Isabel (Ann Skelly) lives with her father Muiris Gore (Gabriel Byrne), her mother Margaret (Helena Bonham-Carter) and her brother Seanie (Donal Finn). One day, Seanie inexplicably collapses while playing the pipe for his frollicking sister. He becomes severely disabled. Their father sends Isabel to an oppressive girls’s school (perhaps a Magdalene laundry?), but the charming and excitable young woman soon runs away, with a little hand of a young musician. She falls in and out of love, and the prospect of a marriage becomes a daunting one. Parallel to this, Nick (Fionn O’Shea) lives with his father William Coughlan (Pierce Brosnan) and his mother. After seeing a square light shining on a piece of paper, William gives up his office job and becomes a painter (the shape of the light is presumably a godly representation of a painting, and a divine call to action). Tragedy strikes multiple times, and a orphaned Nick travels to the Gores (whom he’s never met) in order to retrieve an elusive water-based painting made by his late father.
Most of the film is spoken in English, with the occasional Irish sentence thrown in for extra flavour.
If it wasn’t for the synopsis and the logline revealing that is a film about two people destined to meet, you would never guess that Isabel and Nick would fall in love. The movie allows no time for them to develop their relationship, and there is so chemistry whatsoever between the two actors – perhaps that’s because they barely interact. A fixation with the nature of painting and literature – the titular letters fulfil a purpose I could hardly understand – make the story even more bizarre and cryptic. Pearls of philosophical knowledge such as “”there’s no such a thing as fate, things just happen to0 us” purport to ponder on the meaning of life. The art piece left by William has a prophetic meaning that’s only revealed in the film’s final scene. The outcome is silly and preposterous.

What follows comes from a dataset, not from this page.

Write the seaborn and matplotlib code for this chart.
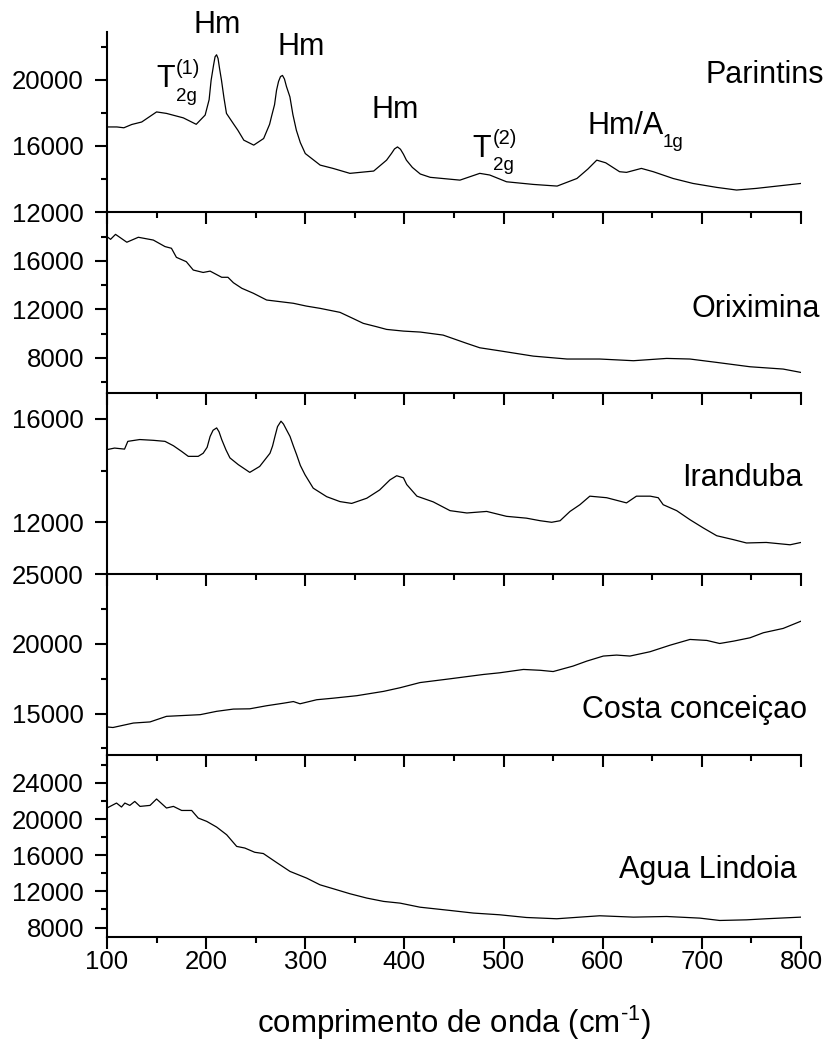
import matplotlib
matplotlib.use("Agg")
import matplotlib.pyplot as plt
import numpy as np
import pandas as pd
import seaborn as sns
from matplotlib.ticker import FixedLocator, MultipleLocator

# ---------------- data ----------------
parintins_x = [100, 110, 117, 125, 135, 150, 160, 177, 190, 199, 203, 205, 207.5, 209, 210.5, 212, 213.5, 215.5,
               218, 220.5, 228, 232, 238, 248, 258, 264, 266, 269, 271, 273, 275, 277, 279, 281, 284.5,
               287.5, 291, 295, 300, 315, 328, 345, 369, 382, 387, 390, 393, 396, 399, 402, 408, 416,
               426, 456, 476, 486, 503, 530, 554, 574, 585, 594, 603, 617, 624, 639, 651, 671, 691,
               715, 735, 755, 779, 800]
parintins_y = [17150, 17150, 17100, 17300, 17450, 18060, 17970, 17700, 17310, 17870, 18800, 19970, 20900, 21400, 21520, 21300, 20700, 19970,
               18900, 17970, 17300, 16950, 16350, 16050, 16450, 17310, 17800, 18500, 19370, 19900, 20200, 20270, 20050, 19600, 18970,
               17900, 16950, 16200, 15540, 14840, 14640, 14340, 14480, 15140, 15550, 15820, 15940, 15800, 15500, 15140, 14700, 14300,
               14100, 13930, 14340, 14240, 13830, 13670, 13570, 14030, 14600, 15140, 14980, 14440, 14400, 14640, 14440, 14030, 13730,
               13490, 13330, 13430, 13590, 13730]

oriximina_x = [100, 103.6, 108.6, 120, 131.6, 146.7, 158.5, 165, 170, 180, 187, 197, 204, 215.7, 222,
               227.5, 236, 247.6, 261, 274, 288, 301, 315, 335, 348, 358.5, 372, 382, 399, 416,
               439, 463, 476, 496, 530, 564, 597, 631, 664.5, 688, 715, 748.6, 782, 800]
oriximina_y = [18010, 17790, 18200, 17550, 17960, 17730, 17190, 17050, 16300, 15940, 15250, 15050, 15160, 14650, 14650,
               14200, 13740, 13330, 12770, 12640, 12500, 12270, 12080, 11750, 11250, 10840, 10560, 10340, 10200, 10120,
               9870, 9180, 8820, 8570, 8130, 7890, 7890, 7750, 7940, 7890, 7610, 7250, 7060, 6780]

iranduba_x = [100, 107.6, 117.7, 121, 133, 146.7, 158.5, 167, 175.3, 182, 192, 197, 201, 204, 207, 210.6, 213, 215.7,
              220, 224, 232.4, 244, 254, 264.4, 267, 269.4, 272, 275.5, 278, 281, 284.6, 288, 291.3, 295, 299.7,
              308, 321.6, 335, 346.8, 362, 375, 385.4, 392.2, 399, 402.3, 412.6, 429, 446, 463, 483,
              503, 523, 537, 548.5, 557, 567, 577, 587, 604, 624, 634, 648, 656, 661, 674.6,
              688, 701.5, 715, 731.7, 745, 765, 789, 800]
iranduba_y = [14810, 14870, 14830, 15130, 15200, 15170, 15130, 14960, 14740, 14550, 14550, 14670, 14900, 15320, 15560, 15650, 15500, 15200,
              14800, 14490, 14230, 13930, 14160, 14670, 14950, 15320, 15700, 15910, 15800, 15580, 15320, 14950, 14610, 14200, 13840,
              13320, 12990, 12800, 12730, 12930, 13250, 13640, 13800, 13720, 13460, 13010, 12790, 12450, 12360, 12420,
              12230, 12160, 12060, 12000, 12060, 12420, 12680, 13010, 12950, 12750, 13010, 13010, 12950, 12680, 12450,
              12100, 11780, 11480, 11330, 11200, 11220, 11130, 11220]

costa_x = [100, 106, 126.6, 143.4, 160, 194, 210.6, 227.4, 244, 261, 277.8, 288, 294.7, 311.5, 328,
           352, 379, 395.6, 415.7, 446, 479.6, 496, 520, 537, 550, 570, 584, 600.6, 614, 627.5,
           647.7, 668, 688, 705, 718, 732, 748.6, 762, 782, 800]
costa_y = [14040, 14000, 14320, 14400, 14800, 14920, 15160, 15320, 15340, 15560, 15740, 15860, 15700, 15990, 16100,
           16280, 16590, 16850, 17220, 17490, 17800, 17920, 18160, 18100, 18010, 18400, 18760, 19120, 19190, 19120,
           19430, 19900, 20310, 20240, 20020, 20190, 20430, 20790, 21100, 21620]

agua_x = [100, 109.6, 114.6, 118, 123, 128, 133.3, 143.4, 150, 160, 167, 175.3, 185.4, 192, 200.6,
          210.6, 220.7, 230.8, 239, 249, 257.7, 271, 284.6, 301.4, 314.8, 328.3, 345, 362, 379, 395.6,
          415.7, 446, 469.5, 496, 523, 553.6, 577, 597, 631, 664.5, 698, 718, 745, 765, 800]
agua_y = [21230, 21780, 21340, 21780, 21520, 21960, 21410, 21520, 22230, 21230, 21410, 20960, 20960, 20120, 19750,
          19120, 18270, 16980, 16800, 16330, 16190, 15200, 14210, 13470, 12730, 12290, 11740, 11260, 10890, 10700,
          10250, 9890, 9600, 9410, 9110, 8970, 9150, 9300, 9150, 9220, 9040, 8780, 8850, 8970, 9150]

sample_names = ["Parintins", "Oriximina", "Iranduba", "Costa conceiçao", "Agua Lindoia"]
x_ticks = [100, 200, 300, 400, 500, 600, 700, 800]

# ---------------- style ----------------
sns.set_theme(style="ticks")
plt.rcParams["font.family"] = ["Liberation Sans", "DejaVu Sans"]
plt.rcParams["mathtext.fontset"] = "custom"
plt.rcParams["mathtext.rm"] = "Liberation Sans"
plt.rcParams["mathtext.it"] = "Liberation Sans:italic"
plt.rcParams["axes.unicode_minus"] = False
plt.rcParams["text.color"] = "black"
plt.rcParams["axes.labelcolor"] = "black"
plt.rcParams["xtick.color"] = "black"
plt.rcParams["ytick.color"] = "black"
plt.rcParams["axes.edgecolor"] = "black"

W, H = 827, 1043
fig = plt.figure(figsize=(W / 100, H / 100), dpi=100)
fig.patch.set_facecolor("white")

left_px, right_px = 107, 801
panels_px = [(32, 212), (212, 393), (393, 574), (574, 755), (755, 937)]

series = [(parintins_x, parintins_y), (oriximina_x, oriximina_y), (iranduba_x, iranduba_y),
          (costa_x, costa_y), (agua_x, agua_y)]
ylims = [(12000, 22900), (5080, 20050), (10000, 17000), (12030, 25000), (6950, 27100)]
ymajor = [[12000, 16000, 20000], [8000, 12000, 16000], [12000, 16000],
          [15000, 20000, 25000], [8000, 12000, 16000, 20000, 24000]]
yminor = [[14000, 18000, 22000], [6000, 10000, 14000, 18000], [14000],
          [12500, 17500, 22500], [10000, 14000, 18000, 22000, 26000]]

axes = []
for i, ((top, bot), (xs, ys)) in enumerate(zip(panels_px, series)):
    ax = fig.add_axes([left_px / W, 1 - bot / H, (right_px - left_px) / W, (bot - top) / H])
    ax.patch.set_alpha(0)
    df = pd.DataFrame({"x": xs, "y": ys})
    sns.lineplot(data=df, x="x", y="y", ax=ax, color="black", linewidth=0.9,
                 estimator=None, sort=False)
    ax.set_xlim(100, 800)
    ax.set_ylim(*ylims[i])
    ax.xaxis.set_major_locator(FixedLocator(x_ticks))
    ax.xaxis.set_minor_locator(MultipleLocator(50))
    ax.yaxis.set_major_locator(FixedLocator(ymajor[i]))
    ax.yaxis.set_minor_locator(FixedLocator(yminor[i]))
    ax.set_yticklabels([str(v) for v in ymajor[i]])
    for s in ["top", "right"]:
        ax.spines[s].set_visible(False)
    for s in ["left", "bottom"]:
        ax.spines[s].set_linewidth(1.5)
        ax.spines[s].set_color("black")
    ax.tick_params(axis="both", which="major", direction="out", length=8.6, width=1.5,
                   color="black", labelsize=18.5, labelcolor="black")
    ax.tick_params(axis="both", which="minor", direction="out", length=4.5, width=1.5,
                   color="black")
    ax.tick_params(axis="y", which="major", pad=8)
    ax.tick_params(axis="x", which="major", pad=1)
    ax.set_ylabel("")
    ax.set_xlabel("")
    if i < 4:
        ax.tick_params(axis="x", labelbottom=False)
    axes.append(ax)

axes[-1].set_xticklabels([str(v) for v in x_ticks])
axes[-1].set_xlabel("comprimento de onda (cm$^{\\text{-1}}$)", fontsize=22.5,
                    labelpad=21, color="black")


def ftext(x, y, s, size=22, **kw):
    fig.text(x / W, 1 - y / H, s, fontsize=size, va="baseline", color="black", **kw)


# sample names
ftext(824, 83, sample_names[0], ha="right")
ftext(820, 317, sample_names[1], ha="right")
ftext(803, 486, sample_names[2], ha="right")
ftext(807, 718, sample_names[3], ha="right")
ftext(797, 878, sample_names[4], ha="right")

# band assignments (Parintins)
ftext(193, 33, "Hm", ha="left")
ftext(277, 55, "Hm", ha="left")
ftext(372, 118, "Hm", ha="left")
# T2g(1)
ftext(156, 87, "T", ha="left")
ftext(176, 74, "(1)", size=14.5, ha="left")
ftext(176, 101, "2g", size=13.5, ha="left")
# T2g(2)
ftext(472, 157, "T", ha="left")
ftext(493, 144, "(2)", size=14.5, ha="left")
ftext(493, 170, "2g", size=13.5, ha="left")
# Hm/A1g
ftext(587, 134, "Hm/A", ha="left")
ftext(663, 147, "1g", size=13.5, ha="left")

fig.savefig("out.png", dpi=100)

The plot of Four Letters of Love is so complicated that’s impossible to summarise in a film review. And it’s often incomprehensible. This is what happens when you try to pack a 368-page romance into a film lasting less than two hours. There is enough material here for a television series or even a soap opera lasting six months to a year. The fact that the author of the eponymous best-selling novel is also the writer of the screen adaptation does not serve the events from banalisation. There’s so much happening here that it’s both impossible and undesirable to follow the turns. Every single scene contains a major development. It feels repetitive and trite.
This is a m0vie that relies strongly on its top-drawer cast in order to attract audiences. The film poster showcases Brosnan, Bonham-Carter and Byrne, while conveniently forgetting that O’Shea and Skelly are the actual protagonists (the latter is indeed memorable, with a heartfelt performance outshining all the others). An ethereal music score, with angelical choir voices and Enya-esque vibes, adds yet another layer of celestial boredom to the story.
Ultimately, this is a very stiff and solemn movie, one with an overconfidence in its storytelling abilities, an inflated sense of spirituality, and entirely devoid of humour, irony and self-deprecation.
Fours Letters of Love showed in the 3rd Mediterrane Film Festival, in Malta. In cinemas on Friday, July 18th.